Müller erinnerte in seinem Vortrag an die Demokratiewerdung und skizzierte die großen Entwicklungslinien seit der ersten Beratung der vier Mütter und 61 Väter des Grundgesetzes am 1. September 1948. Von vornherein wurde die Menschenwürde, die sich dann auch im Artikel 1 niederschlug, gemeinsam mit den darauf aufbauenden Grundrechten in den Mittelpunkt gerückt. Dies stellte eine Selbstverpflichtung dar, die für diese Demokratie von Anfang an da war und an der sich die Realität immer wieder, auch heute, orientieren, messen und kritisieren lassen müsse.

Eine Verfassung allein stelle noch keine Demokratie dar und es gab in der politischen Praxis im Schatten des Kalten Krieges und unter Aufsicht der alliierten Siegermächte viel zu lernen. Demokratie werde letzten Endes von Menschen gemacht. Und ging der Vortrag von der Ideengeschichte in die Praxis über: Demnach benötige Demokratie Konflikte, welche einer weiteren wichtigen Zutat – dem Bürgersinn – nicht entgegenstehen: Bürger fragen demnach nicht lediglich, was der Staat für sie tut, sondern bringen sich aktiv in Politik und Zivilgesellschaft ein.
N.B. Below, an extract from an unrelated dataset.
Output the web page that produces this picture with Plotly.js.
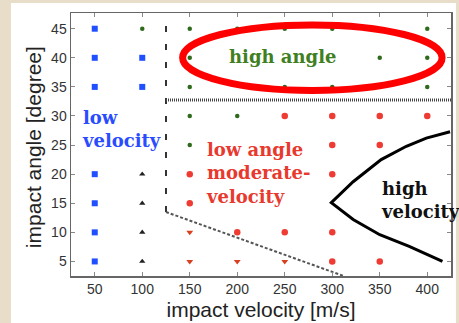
<!DOCTYPE html>
<html>
<head>
<meta charset="utf-8">
<script src="https://cdn.plot.ly/plotly-3.0.1.min.js"></script>
<style>html,body{margin:0;padding:0;background:#e8ddc8;}#chart{width:459px;height:323px;}</style>
</head>
<body>
<div id="chart"></div>
<script>
// ---- data ----
const xTicks = [50, 100, 150, 200, 250, 300, 350, 400];
const yTicks = [5, 10, 15, 20, 25, 30, 35, 40, 45];

// low velocity (blue squares)
const blueX = [50, 50, 50, 50, 50, 50, 50, 100, 100];
const blueY = [5, 10, 15, 20, 35, 40, 45, 35, 40];

// high angle (green dots)
const greenX = [100, 150, 150, 150, 150, 150, 200, 200, 250, 250, 300, 300, 350, 400, 400, 400];
const greenY = [45, 25, 30, 35, 40, 45, 30, 45, 35, 45, 35, 45, 40, 35, 40, 45];

// low angle moderate velocity (red circles)
const redX = [150, 150, 200, 250, 250, 300, 300, 300, 300, 300, 350, 350, 350, 400];
const redY = [15, 20, 10, 10, 30, 5, 10, 20, 25, 30, 5, 25, 30, 30];

// red down triangles
const redTriX = [150, 150, 200, 250];
const redTriY = [5, 10, 5, 5];

// black up triangles
const blackTriX = [100, 100, 100, 100];
const blackTriY = [5, 10, 15, 20];

// high velocity boundary curve
const curveX = [424, 399, 378, 351.5, 322, 299, 322, 350, 381, 416];
const curveY = [27.3, 26.2, 24.8, 22.5, 18.7, 15.1, 12.2, 9.6, 7.6, 5.0];

// regime boundary lines
const vertX = [125, 125];
const vertY = [13.5, 46];
const diagX = [125, 312];
const diagY = [13.5, 2.5];
const horizX = [125, 425];
const horizY = [32.75, 32.75];

// ---- traces ----
const traces = [
  {x: vertX, y: vertY, mode: 'lines', line: {color: '#333', width: 2, dash: '6px,12px'}, hoverinfo: 'skip'},
  {x: diagX, y: diagY, mode: 'lines', line: {color: '#555', width: 2, dash: '3px,2px'}, hoverinfo: 'skip'},
  {x: horizX, y: horizY, mode: 'lines', line: {color: '#444', width: 3, dash: '1px,1px'}, hoverinfo: 'skip'},
  {x: curveX, y: curveY, mode: 'lines', line: {color: '#000', width: 3}, hoverinfo: 'skip'},
  {x: blueX, y: blueY, mode: 'markers', marker: {symbol: 'square', size: 6, color: '#1f4fff'}},
  {x: greenX, y: greenY, mode: 'markers', marker: {symbol: 'circle', size: 4.5, color: '#2e6b1c'}},
  {x: redX, y: redY, mode: 'markers', marker: {symbol: 'circle', size: 6.5, color: '#ee3b33'}},
  {x: redTriX, y: redTriY, mode: 'markers', marker: {symbol: 'triangle-down', size: 6, color: '#d8401f'}},
  {x: blackTriX, y: blackTriY, mode: 'markers', marker: {symbol: 'triangle-up', size: 5.5, color: '#222'}}
];

const serif = 'DejaVu Serif';
const sans = 'Liberation Sans';
const layout = {
  width: 459, height: 323,
  margin: {l: 71, r: 8, t: 13, b: 47},
  paper_bgcolor: '#e8ddc8',
  plot_bgcolor: 'rgba(0,0,0,0)',
  showlegend: false,
  xaxis: {
    range: [25, 425], tickvals: xTicks, ticktext: xTicks.map(String),
    showgrid: false, zeroline: false,
    showline: true, linecolor: '#666', linewidth: 1.5, mirror: 'ticks',
    ticks: 'inside', ticklen: 4, tickcolor: '#888', tickwidth: 1,
    tickfont: {family: sans, size: 14, color: '#333'},
    title: {text: 'impact velocity [m/s]', font: {family: sans, size: 21, color: '#222'}, standoff: 6}
  },
  yaxis: {
    range: [2.5, 47.7], tickvals: yTicks, ticktext: yTicks.map(String),
    showgrid: false, zeroline: false,
    showline: true, linecolor: '#666', linewidth: 1.5, mirror: 'ticks',
    ticks: 'inside', ticklen: 4, tickcolor: '#888', tickwidth: 1,
    tickfont: {family: sans, size: 14, color: '#333'}
  },
  shapes: [
    {type: 'rect', xref: 'paper', yref: 'paper', x0: -0.158, x1: 1.013, y0: -0.2, y1: 1.038,
     fillcolor: '#ffffff', line: {width: 0}, layer: 'below'},
    {type: 'circle', xref: 'x', yref: 'y', x0: 142.5, x1: 415.6, y0: 34.4, y1: 45.65,
     line: {color: '#ff0000', width: 7}, layer: 'above'}
  ],
  annotations: [
    {x: -0.1, y: 0.49, xref: 'paper', yref: 'paper', xanchor: 'center', yanchor: 'middle', textangle: -90, showarrow: false,
     text: 'impact angle [degree]', font: {family: sans, size: 21, color: '#222'}},
    {x: 34.6, y: 27.7, xref: 'x', yref: 'y', xanchor: 'left', yanchor: 'middle', align: 'left', showarrow: false,
     text: 'low<br>velocity', font: {family: serif, size: 18, color: '#2a4cff', weight: 'bold'}},
    {x: 248, y: 40.2, xref: 'x', yref: 'y', xanchor: 'center', yanchor: 'middle', showarrow: false,
     text: 'high angle', font: {family: serif, size: 18, color: '#3f7f1f', weight: 'bold'}},
    {x: 164.5, y: 20.2, xref: 'x', yref: 'y', xanchor: 'left', yanchor: 'middle', align: 'left', showarrow: false,
     text: 'low angle<br>moderate-<br>velocity', font: {family: serif, size: 18, color: '#e8392e', weight: 'bold'}},
    {x: 349.7, y: 15.6, xref: 'x', yref: 'y', xanchor: 'left', yanchor: 'middle', align: 'left', showarrow: false,
     text: 'high<br>velocity', font: {family: serif, size: 18, color: '#111', weight: 'bold'}}
  ]
};

Plotly.newPlot('chart', traces, layout, {displayModeBar: false, staticPlot: true});
</script>
</body>
</html>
Als weiteren Erfolgsfaktor der bundesdeutschen Demokratie benannte Müller die Erinnerungskultur, die die eigene Geschichte von Vernichtungskrieg und Völkermord als Teil der demokratischen Kultur angenommen hat und aufarbeitet. Dies steuere viel zur Begründung der Menschenwürde als Alltagswert bei. Erinnerungsarbeit lokaler Initiativen, Gedenk- und Dokumentationsstätten, die oftmals auch individuelle Schicksale in den Blick nehmen, benannte er als Bastion der Menschenwürde.   

Müllers Appell lautete: „Wir alle wissen, wenn die Menschenwürde angetastet wird. Wenn es nicht mehr Recht und Ordnung oder was auch immer ist, was im politischen Konflikt verhandelt wird, sondern wenn die Würde von Menschen verletzt wird, wenn sie entwertet werden. Wir spüren es sofort. In der Politik wie im Alltag. Und im Alltag ist unser Mut gefragt. Mut, Zivilcourage, Eintreten für die Menschenwürde – das ist von jedem von uns gelebte Demokratie.“

Veranstaltung mit guter Tradition

Inzwischen hat die Veranstaltung am Tag der Deutschen Einheit eine gute Tradition: Nachdem in den vergangenen Jahren bereits der syrisch-palästinensische „Pianist aus den Trümmern“ Aeham Ahmad, Gábor Lengyel, Rabbiner der Liberalen Jüdischen Gemeinde Hannover, oder der Niedersächsische Minister für Wissenschaft und Kultur, Falko Mohrs, in der Dokumentationsstätte Gnadenkirche Tidofeld zu Gast waren, folgte in diesem Jahr der Mannheimer Historiker Dr. Tim B. Müller der Einladung in die Dokumentationsstätte Gnadenkirche Tidofeld.